Working daily on obedience training can help as well. This keeps the dog’s mind active and makes it think, and the dog that has to think, is a tired dog. Tired dogs of course, are good dogs!

Yeah, yeah, I know, sit, down, stay, heel, over and over again is sometimes boring when the dog already knows all of those commands. Well, if it’s boring for you I wonder how boring it is for the dog. Don’t be afraid to spice it up a bit, teach some hide and seek games, high fives, or take anything a dog does well, even if it’s an annoying habit, and put a command to it! This makes training a bit more fun for the both of you.

If there is a certain area of the yard that seems to be problematic when it comes to digging you may find success in either a noise or water activated sensor alarm. If it is a smaller area such as a garden, try using underground fencing and place it around the border of the garden. If laying wire is not for you then look into the wireless fencing, it keeps the dog contained to a certain area and it’s portable so when you visit Aunt Betsy you can take the fence with you. Of course if you are to use any type of electronic fencing please teach the dog the boundaries first. I am reminded of my brother who carefully laid the wire for his garden boundary, but did not take the time to teach the dog where that boundary was. Hence the dog bounced back and fourth getting little zaps to the neck until if found safety on the deck. When you do it this way, you may find yourself with a dog who never wants to leave the house!

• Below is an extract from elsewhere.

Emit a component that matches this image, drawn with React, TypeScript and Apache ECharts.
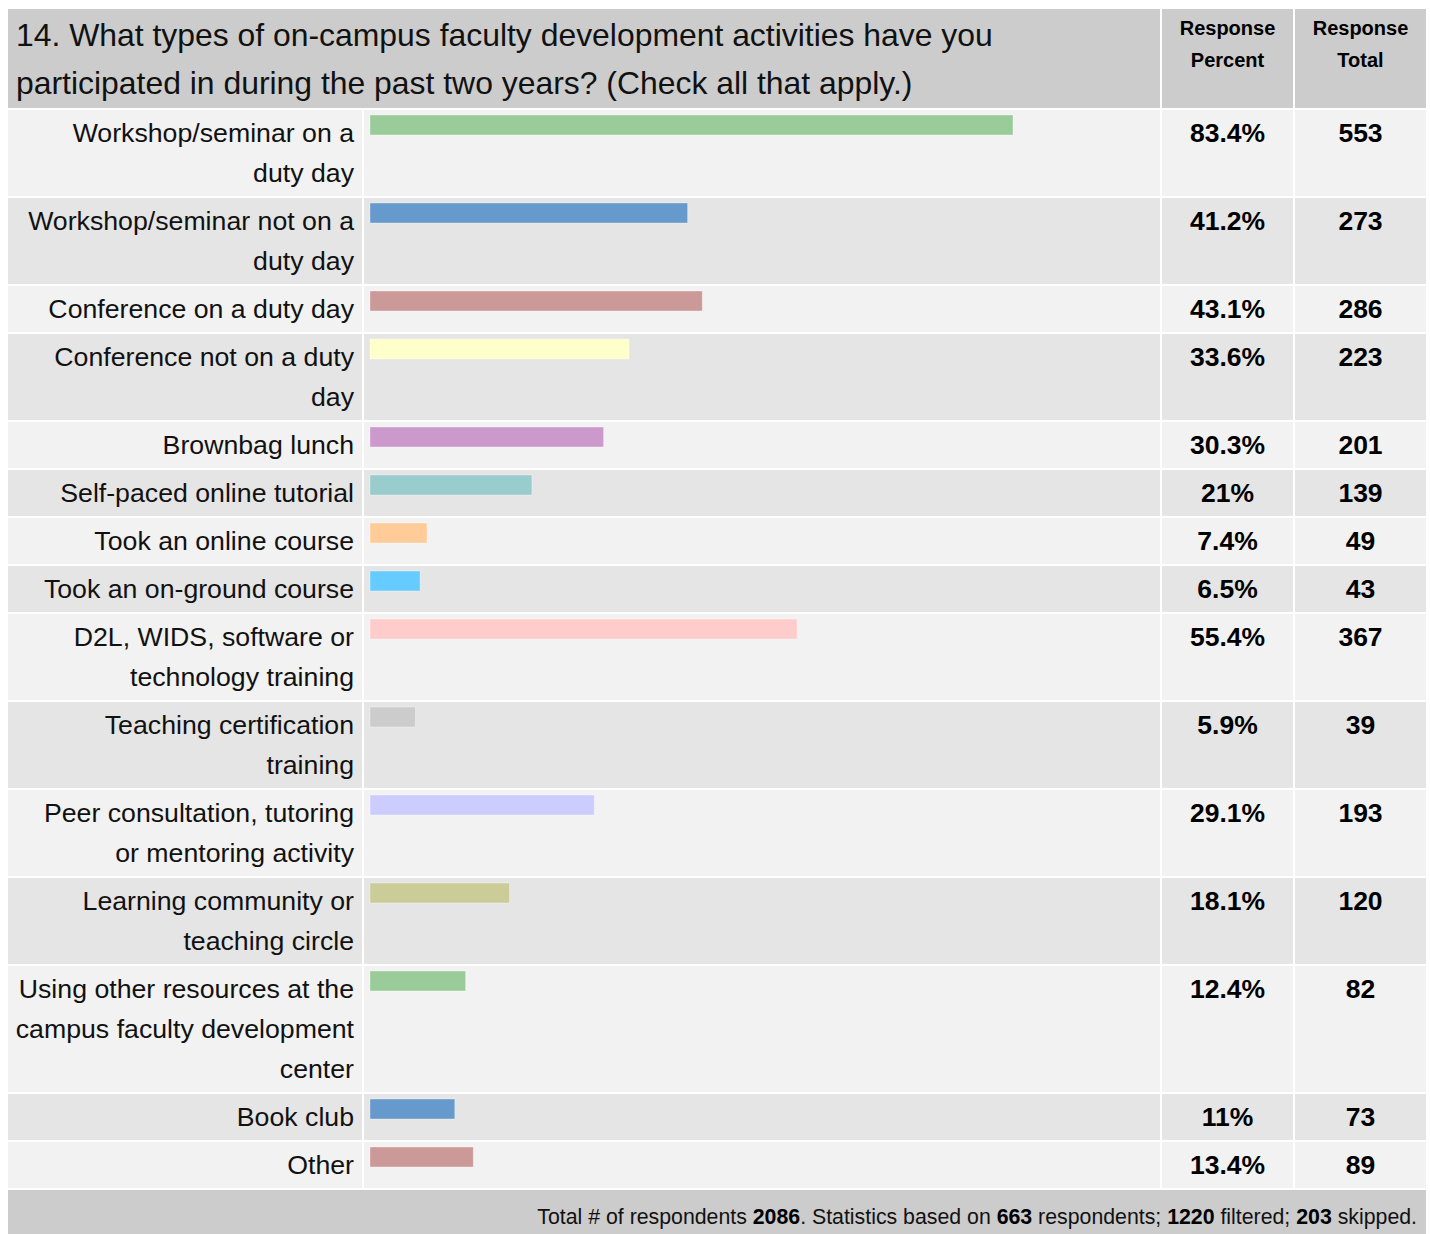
import React, { useEffect, useRef } from "react";
import * as echarts from "echarts";

// ---------- data ----------
const titleLines = [
  "14. What types of on-campus faculty development activities have you",
  "participated in during the past two years? (Check all that apply.)",
];
const headerPercent = "Response\nPercent";
const headerTotal = "Response\nTotal";

const categories = [
  "Workshop/seminar on a\nduty day",
  "Workshop/seminar not on a\nduty day",
  "Conference on a duty day",
  "Conference not on a duty\nday",
  "Brownbag lunch",
  "Self-paced online tutorial",
  "Took an online course",
  "Took an on-ground course",
  "D2L, WIDS, software or\ntechnology training",
  "Teaching certification\ntraining",
  "Peer consultation, tutoring\nor mentoring activity",
  "Learning community or\nteaching circle",
  "Using other resources at the\ncampus faculty development\ncenter",
  "Book club",
  "Other",
];
const percents = [83.4, 41.2, 43.1, 33.6, 30.3, 21, 7.4, 6.5, 55.4, 5.9, 29.1, 18.1, 12.4, 11, 13.4];
const totals = [553, 273, 286, 223, 201, 139, 49, 43, 367, 39, 193, 120, 82, 73, 89];
const barColors = [
  "#99cc99", "#6699cc", "#cc9999", "#ffffcc", "#cc99cc", "#99cccc", "#ffcc99", "#66ccff",
  "#ffcccc", "#cccccc", "#ccccff", "#cccc99", "#99cc99", "#6699cc", "#cc9999",
];
const totalRespondents = 2086;
const basedOn = 663;
const filtered = 1220;
const skipped = 203;

// ---------- layout ----------
const W = 1430;
const H = 1234;
const TABLE_L = 8;
const TABLE_R = 1426;
const LABEL_R = 362;
const BARCELL_L = 364;
const BARCELL_R = 1160;
const PCT_L = 1162;
const PCT_R = 1293;
const TOT_L = 1295;
const TOT_R = 1426;
const HEADER_T = 9;
const HEADER_B = 108;
const LINE_H = 40;
const PAD = 3;
const SEP = 2;
const BAR_L = 370;
const BAR_SPAN = 771; // px for 100%
const FONT = '"Liberation Sans", Arial, Helvetica, sans-serif';

const rowLines = categories.map((c) => c.split("\n").length);
const rowStarts: number[] = [];
const rowEnds: number[] = [];
{
  let acc = 0;
  rowLines.forEach((n) => {
    rowStarts.push(acc);
    acc += n * LINE_H + 2 * PAD + SEP;
    rowEnds.push(acc);
  });
}
const bodyHeight = rowEnds[rowEnds.length - 1];
const FOOTER_T = HEADER_B + bodyHeight + SEP;

export default function App() {
  const ref = useRef<HTMLDivElement>(null);

  useEffect(() => {
    if (!ref.current) return;
    const chart = echarts.init(ref.current, undefined, { renderer: "svg" });

    const rowData = categories.map((_, i) => [percents[i], rowStarts[i], rowEnds[i], totals[i]]);

    const option: any = {
      animation: false,
      backgroundColor: "#ffffff",
      grid: { left: BAR_L, width: BAR_SPAN, top: HEADER_B, height: bodyHeight },
      xAxis: { type: "value", min: 0, max: 100, show: false },
      yAxis: { type: "value", min: 0, max: bodyHeight, inverse: true, show: false },
      graphic: [
        { type: "rect", shape: { x: TABLE_L, y: HEADER_T, width: BARCELL_R - TABLE_L, height: HEADER_B - HEADER_T }, style: { fill: "#cccccc" } },
        { type: "rect", shape: { x: PCT_L, y: HEADER_T, width: PCT_R - PCT_L, height: HEADER_B - HEADER_T }, style: { fill: "#cccccc" } },
        { type: "rect", shape: { x: TOT_L, y: HEADER_T, width: TOT_R - TOT_L, height: HEADER_B - HEADER_T }, style: { fill: "#cccccc" } },
        {
          type: "text",
          style: {
            text: titleLines.join("\n"), x: 16, y: 11, lineHeight: 48,
            align: "left", textAlign: "left", verticalAlign: "top", textVerticalAlign: "top",
            font: `31.9px ${FONT}`, fill: "#111111",
          },
        },
        {
          type: "text",
          style: {
            text: headerPercent, x: (PCT_L + PCT_R) / 2, y: 12, lineHeight: 32,
            align: "center", textAlign: "center", verticalAlign: "top", textVerticalAlign: "top",
            font: `bold 20px ${FONT}`, fill: "#000000",
          },
        },
        {
          type: "text",
          style: {
            text: headerTotal, x: (TOT_L + TOT_R) / 2, y: 12, lineHeight: 32,
            align: "center", textAlign: "center", verticalAlign: "top", textVerticalAlign: "top",
            font: `bold 20px ${FONT}`, fill: "#000000",
          },
        },
        { type: "rect", shape: { x: TABLE_L, y: FOOTER_T, width: TABLE_R - TABLE_L, height: H - FOOTER_T }, style: { fill: "#cccccc" } },
        {
          type: "text",
          style: {
            text: `Total # of respondents {b|${totalRespondents}}. Statistics based on {b|${basedOn}} respondents; {b|${filtered}} filtered; {b|${skipped}} skipped.`,
            x: 1417, y: 1217,
            align: "right", textAlign: "right", verticalAlign: "middle", textVerticalAlign: "middle",
            font: `21.3px ${FONT}`, fill: "#111111",
            rich: { b: { fontWeight: "bold", fontSize: 21.3, fontFamily: FONT, fill: "#000000", color: "#000000" } },
          },
        },
      ],
      series: [
        {
          type: "custom",
          name: "rows",
          z: 1,
          silent: true,
          clip: false,
          encode: { x: 0, y: 1 },
          data: rowData,
          renderItem: (params: any, api: any) => {
            const i = params.dataIndex;
            const top = api.coord([0, api.value(1)])[1] + SEP;
            const bottom = api.coord([0, api.value(2)])[1];
            const h = bottom - top;
            const bg = i % 2 === 0 ? "#f2f2f2" : "#e5e5e5";
            const cell = (l: number, r: number) => ({
              type: "rect",
              shape: { x: l, y: top, width: r - l, height: h },
              style: { fill: bg },
            });
            return {
              type: "group",
              children: [
                cell(TABLE_L, LABEL_R),
                cell(BARCELL_L, BARCELL_R),
                cell(PCT_L, PCT_R),
                cell(TOT_L, TOT_R),
                {
                  type: "text",
                  style: {
                    text: categories[i], x: LABEL_R - 8, y: top + PAD, lineHeight: LINE_H,
                    align: "right", textAlign: "right", verticalAlign: "top", textVerticalAlign: "top",
                    font: `26.7px ${FONT}`, fill: "#111111",
                  },
                },
                {
                  type: "text",
                  style: {
                    text: `${api.value(0)}%`, x: (PCT_L + PCT_R) / 2, y: top + PAD + LINE_H / 2,
                    align: "center", textAlign: "center", verticalAlign: "middle", textVerticalAlign: "middle",
                    font: `bold 26.5px ${FONT}`, fill: "#000000",
                  },
                },
                {
                  type: "text",
                  style: {
                    text: `${api.value(3)}`, x: (TOT_L + TOT_R) / 2, y: top + PAD + LINE_H / 2,
                    align: "center", textAlign: "center", verticalAlign: "middle", textVerticalAlign: "middle",
                    font: `bold 26.5px ${FONT}`, fill: "#000000",
                  },
                },
              ],
            };
          },
        },
        {
          type: "custom",
          name: "Response Percent",
          z: 3,
          silent: true,
          clip: false,
          encode: { x: 0, y: 1 },
          data: rowData,
          renderItem: (params: any, api: any) => {
            const i = params.dataIndex;
            const start = api.coord([0, api.value(1)]);
            const end = api.coord([api.value(0), api.value(1)]);
            const y = start[1] + SEP + 5;
            return {
              type: "rect",
              shape: { x: start[0], y, width: end[0] - start[0], height: 20 },
              style: { fill: barColors[i], stroke: "rgba(255,255,255,0.35)", lineWidth: 1 },
            };
          },
        },
      ],
    };

    chart.setOption(option);
    return () => chart.dispose();
  }, []);

  return (
    <div
      ref={ref}
      style={{ position: "absolute", left: 0, top: 0, width: W, height: H, background: "#ffffff" }}
    />
  );
}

The second most common reason for digging is to get to the cool or warm earth underneath, so provide your dog with adequate shelter to get out of the elements. In the winter months use a heated dog bed and for summer months use the cool mats which stay cool for hours. Raised pet cots also do well in keeping a dog cooler in the summer months.

Another idea that works well is actually building or buying a child’s sandbox and redirecting the dog to dig in there. As humans, we are great at telling a dog ‘No’, but we are not great at showing them what they are allowed to do! When they are not redirected, you end up with the same frustrating problem all over again.

Fill the sandbox with similar dirt you would find in your yard and hide some toys and treats just underneath the soil, then teach the dog to find them. This will eventually have the dog return to the box to see if there are other goodies awaiting him. When you catch him digging in the yard tell him no, redirect him to the sandbox, then praise and reward him for digging in the right spot.

Dog pens are another option, this gives the dog limited access to the yard when he can’t be watched and keeps the digging contained to the pen area. Building a pen that suits your taste rather than buying a standard chain link pen from the store will work just as well. Of course you’ll want to get that wheelbarrow fixed before trying to haul the cement that will steady the fencing posts!

Also, keep in mind the breed you chose to be your companion. Some dogs are bred to hunt vermin and digging comes with the territory, you can’t, and shouldn’t, take the breed out of the dog! This is where doing your homework before selecting a dog will help.